Says another former NLL assistant coach and GM who is currently a scout for a Western Conference rival: “He thinks the game well, has a high lacrosse IQ. He’s an all-round offensive player who fits into any role: feeder, picker, scorer. Big, deceptively quick and fast. He’s able to do a lot of things well.”

Berg’s game has benefited from a long relationship with lacrosse equipment manufacturer, Warrior. Berg has used Warrior sticks and equipment since his minor and junior days in Coquitlam, then at college in Denver. The partnership has continued into Berg’s pro career.

“It’s been pretty awesome,” says Berg. “It’s a great organization. It’s been a pretty cool journey I’ve had over the years. I used Warrior equipment growing up, and we were sponsored by Warrior in Denver; it was the same stick I’d been using.

“Right now, I’m using the Evo QX offensive head and Fatboy shaft made of composite. It can take some damage but not too heavy. Warrior has the best gloves and elbow pads out there; I switch back and forth between Evo and Burn. And New Balance is one of the only companies who make shoes that fit my wide feet.”

Berg had a research and development job at Warrior headquarters in Detroit after graduating from Denver.

“It was a dream job out of college with them doing stuff I’m passionate about, like how to make equipment better,” Berg says. “I worked on composite shafts and the Warp [head] project, which was really challenging and interesting. I also got to work with Zach Currier, and play with him too in Calgary.”

Now as Warrior, founded in 1992, readies to celebrate its 30-year anniversary the relationship has evolved into one where Berg does promotional work like representing the brand in Southern California.

“In San Diego, it’s more endorsement stuff,” says Berg. “We were shooting something recently for their 30th anniversary.”
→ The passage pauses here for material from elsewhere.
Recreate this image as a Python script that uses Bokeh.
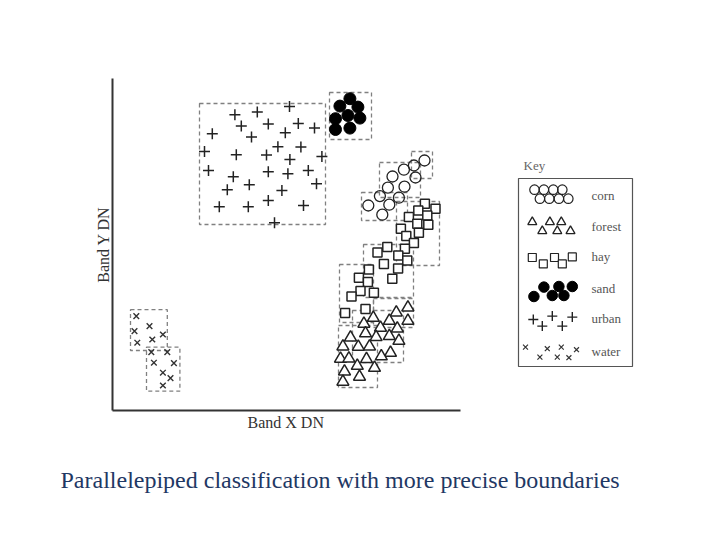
from bokeh.plotting import figure
from bokeh.models import Range1d, Title
from bokeh.core.properties import value
from bokeh.embed import file_html
from bokeh.resources import INLINE

# ---- data (Band X DN, Band Y DN) ----
urban_x = [61.2, 72.4, 88.5, 64.4, 77.9, 92.9, 101.0, 49.9, 69.5, 86.4, 82.7, 94.2, 46.0, 61.9, 77.0, 88.7,
           104.7, 48.0, 60.4, 77.9, 87.7, 97.9, 102.0, 68.4, 57.4, 84.7, 77.9, 53.4, 67.9, 95.5, 81.0]
urban_y = [147.9, 149.2, 152.0, 142.2, 143.2, 143.5, 141.2, 138.4, 136.7, 138.9, 131.9, 131.7, 129.5, 127.9, 127.7, 125.5,
           127.0, 120.0, 116.9, 119.4, 118.4, 120.0, 113.4, 112.9, 110.4, 110.0, 105.0, 101.9, 101.9, 102.5, 93.9]

sand_x = [118.7, 113.7, 122.7, 117.7, 111.5, 123.7, 111.5, 118.7]
sand_y = [155.9, 152.2, 151.7, 147.5, 145.9, 146.2, 140.5, 141.2]

corn_x = [156.0, 150.7, 145.7, 151.5, 140.0, 146.0, 137.7, 133.7, 143.2, 127.9, 138.4, 134.9]
corn_y = [125.0, 122.5, 120.4, 116.5, 117.0, 111.9, 111.4, 107.2, 106.4, 102.5, 102.9, 97.9]

hay_x = [156.2, 161.5, 152.9, 157.4, 148.2, 152.4, 157.9, 144.2, 153.2, 146.9, 150.7, 146.2, 137.4, 132.5,
         142.9, 147.4, 135.7, 128.2, 142.8, 123.2, 127.7, 139.9, 124.0, 130.7, 119.5, 126.5, 116.3]
hay_y = [103.4, 100.9, 100.0, 97.5, 96.7, 93.4, 92.9, 90.9, 88.9, 87.2, 83.7, 80.9, 81.7, 79.0,
         77.5, 75.0, 73.3, 70.5, 71.0, 66.4, 64.2, 65.9, 59.7, 58.9, 57.0, 50.8, 48.8]

forest_x = [147.7, 141.9, 130.4, 138.4, 147.7, 125.7, 134.0, 142.4, 126.5, 131.8, 138.4, 143.2, 119.0,
            115.2, 122.9, 128.5, 139.0, 134.4, 114.0, 118.2, 127.0, 122.4, 131.0, 116.0, 123.5, 115.2]
forest_y = [51.5, 49.0, 46.3, 44.8, 44.8, 43.4, 41.4, 41.0, 38.6, 36.7, 37.2, 34.8, 36.5,
            32.0, 31.9, 32.0, 28.8, 27.1, 25.9, 26.0, 25.7, 22.3, 21.3, 19.5, 16.9, 14.4]

water_x = [11.9, 18.5, 11.0, 25.2, 19.9, 12.4, 19.4, 27.4, 20.7, 30.7, 25.2, 29.0, 25.2]
water_y = [47.2, 42.2, 39.7, 38.0, 35.5, 33.9, 29.2, 29.2, 23.9, 23.7, 18.9, 16.2, 12.5]

# parallelepiped boundaries (left, right, bottom, top)
box_left   = [43.5, 108.5, 149.5, 133.5, 124.5, 142.0, 125.5, 113.5, 130.5, 120.0, 113.0, 9.0, 17.0]
box_right  = [106.5, 129.5, 160.0, 154.0, 147.5, 163.5, 150.5, 130.5, 150.5, 145.5, 132.5, 27.4, 33.7]
box_bottom = [93.0, 135.5, 116.0, 106.5, 95.0, 72.5, 56.5, 44.0, 41.5, 24.0, 11.5, 30.0, 9.7]
box_top    = [153.5, 159.0, 129.5, 124.0, 109.0, 104.5, 83.0, 73.0, 56.0, 50.0, 42.5, 50.4, 31.7]

classes = ["corn", "forest", "hay", "sand", "urban", "water"]

INK = "#222222"
SERIF = "Liberation Serif"

p = figure(width=704, height=524, output_backend="svg", toolbar_location=None,
           x_range=Range1d(0, 265), y_range=Range1d(0, 166),
           frame_width=530, frame_height=332,
           min_border_left=112, min_border_top=78, min_border_right=62, min_border_bottom=114)
p.grid.visible = False
p.outline_line_color = None
p.background_fill_color = "white"
p.border_fill_color = "white"

for ax in (p.xaxis[0], p.yaxis[0]):
    ax.ticker = []
    ax.axis_line_color = "#333333"
    ax.axis_line_width = 2
    ax.major_tick_line_color = None
    ax.minor_tick_line_color = None
    ax.axis_label_text_font = SERIF
    ax.axis_label_text_font_style = "normal"
    ax.axis_label_text_font_size = "16px"
    ax.axis_label_text_color = "#333333"
p.yaxis.axis_label = "Band Y DN"
p.xaxis.bounds = (0, 174)
p.yaxis.axis_label_standoff = 1

# x axis title, placed under the drawn part of the axis
p.add_layout(Title(text="Band X DN", align="left", offset=135, standoff=3,
                   text_font=SERIF, text_font_size="16px", text_font_style="normal",
                   text_color="#333333"), "below")

# boundaries
p.quad(left=box_left, right=box_right, bottom=box_bottom, top=box_top,
       fill_color=None, line_color="#808080", line_width=1.3, line_dash="4 3")

# classes
p.scatter(urban_x, urban_y, marker="cross", size=11, line_color=INK, line_width=1.5)
p.scatter(sand_x, sand_y, marker="circle", size=12, fill_color="black", line_color="black")
p.scatter(corn_x, corn_y, marker="circle", size=11, fill_color=None, line_color=INK, line_width=1.3)
p.scatter(hay_x, hay_y, marker="square", size=9, fill_color="white", line_color=INK, line_width=1.5)
p.scatter(forest_x, forest_y, marker="triangle", size=12, fill_color="white", line_color=INK, line_width=1.5)
p.scatter(water_x, water_y, marker="x", size=8, line_color="#333333", line_width=1.4)

# ---- key ----
p.quad(left=[203], right=[260], bottom=[22], top=[116], fill_color=None,
       line_color="#555555", line_width=1.2)
p.text(x=[205.5], y=[122.5], text=["Key"], text_font=value(SERIF), text_font_size="13px",
       text_color="#666666", text_baseline="middle", text_align="left")
key_label_y = [107.5, 92.0, 77.0, 61.0, 46.0, 29.5]
p.text(x=[239.5] * 6, y=key_label_y, text=classes, text_font=value(SERIF), text_font_size="13px",
       text_color="#555555", text_baseline="middle", text_align="left")

p.scatter([211.0, 215.7, 220.4, 224.9, 213.7, 218.4, 223.2, 227.9],
          [110.4, 110.4, 110.4, 110.4, 105.9, 105.9, 105.9, 105.9],
          marker="circle", size=9.5, fill_color=None, line_color=INK, line_width=1.2)
p.scatter([209.9, 218.7, 224.4, 214.9, 222.4, 229.0], [94.2, 94.2, 94.2, 89.7, 89.7, 89.7],
          marker="triangle", size=9, fill_color="white", line_color=INK, line_width=1.3)
p.scatter([209.9, 221.0, 229.9, 215.4, 224.9], [76.5, 76.5, 76.8, 73.3, 73.3],
          marker="square", size=8, fill_color="white", line_color=INK, line_width=1.2)
p.scatter([210.7, 215.7, 219.9, 223.2, 225.7, 229.9], [57.0, 61.7, 57.5, 62.0, 57.5, 62.0],
          marker="circle", size=10.5, fill_color="black", line_color="black")
p.scatter([210.4, 214.9, 219.9, 224.9, 229.9], [45.5, 42.2, 47.2, 42.2, 46.7],
          marker="cross", size=10, line_color=INK, line_width=1.4)
p.scatter([206.5, 213.7, 217.4, 222.4, 224.4, 228.2, 232.0], [31.7, 26.7, 30.9, 26.7, 31.7, 26.4, 30.4],
          marker="x", size=7, line_color="#333333", line_width=1.2)

# ---- caption ----
caption = "Parallelepiped classification with more precise boundaries"
p.add_layout(Title(text=caption, align="left", offset=-52, standoff=65,
                   text_font=SERIF, text_font_size="24px", text_font_style="normal",
                   text_color="#1f3864"), "below")

open("out.html", "w").write(file_html(p, INLINE))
Ah yes, the life of a pro lacrosse star in sunny SoCal: Shooting commercials and practising among the palm trees at the league’s only outdoor practice facility, Knockaround Field, while chasing an NLL championship.

“We’re pretty lucky out there when it’s January and February,” Berg says of the warm winters on the outside turf. “We’re pretty fortunate.”

And fortunately for emerging superstar Berg and his title-contending Seals, sometimes you create your own luck when it turns to spring and the postseason nears.

Wes Berg and the San Diego Seals host the 6-4 Colorado Mammoth, second place in the West, at Pechanga Arena on Saturday night (10pm ET on ESPN+/TSN).